**THE EXERCISE**
Using the records below, report how many lines hold "diagram", with no extra text.

**GIVEN RECORDS**
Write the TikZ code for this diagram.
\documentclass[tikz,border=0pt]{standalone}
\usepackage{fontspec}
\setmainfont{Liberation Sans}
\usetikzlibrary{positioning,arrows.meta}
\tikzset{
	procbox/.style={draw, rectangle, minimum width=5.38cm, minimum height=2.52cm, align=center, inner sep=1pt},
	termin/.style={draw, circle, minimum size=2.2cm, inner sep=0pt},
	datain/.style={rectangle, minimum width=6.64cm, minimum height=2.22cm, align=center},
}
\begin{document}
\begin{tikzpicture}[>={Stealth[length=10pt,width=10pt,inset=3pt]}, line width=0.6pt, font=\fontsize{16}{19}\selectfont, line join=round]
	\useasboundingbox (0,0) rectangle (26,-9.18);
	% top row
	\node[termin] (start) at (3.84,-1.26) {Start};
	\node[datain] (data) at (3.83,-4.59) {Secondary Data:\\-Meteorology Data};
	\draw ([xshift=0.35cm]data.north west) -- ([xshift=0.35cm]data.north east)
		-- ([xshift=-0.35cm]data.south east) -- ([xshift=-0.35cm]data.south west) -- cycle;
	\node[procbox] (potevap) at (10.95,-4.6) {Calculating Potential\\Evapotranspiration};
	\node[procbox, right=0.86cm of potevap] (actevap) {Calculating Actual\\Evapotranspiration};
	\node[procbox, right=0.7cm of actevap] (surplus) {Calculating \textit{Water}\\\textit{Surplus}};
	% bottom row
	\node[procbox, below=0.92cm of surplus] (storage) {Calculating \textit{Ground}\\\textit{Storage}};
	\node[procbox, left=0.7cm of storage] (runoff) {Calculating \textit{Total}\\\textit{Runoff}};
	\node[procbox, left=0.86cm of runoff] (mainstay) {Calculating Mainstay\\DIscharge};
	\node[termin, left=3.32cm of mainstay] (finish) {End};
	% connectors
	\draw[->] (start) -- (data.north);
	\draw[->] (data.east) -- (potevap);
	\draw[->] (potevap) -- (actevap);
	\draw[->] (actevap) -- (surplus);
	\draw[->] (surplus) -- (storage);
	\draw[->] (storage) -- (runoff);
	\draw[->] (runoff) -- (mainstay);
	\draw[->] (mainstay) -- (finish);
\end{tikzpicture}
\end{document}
* * *
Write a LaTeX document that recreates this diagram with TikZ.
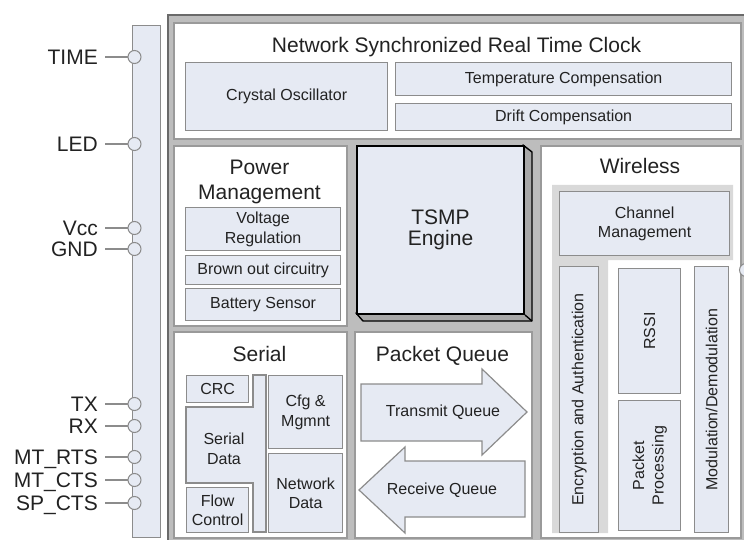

**EXERCISE SOLUTION**
2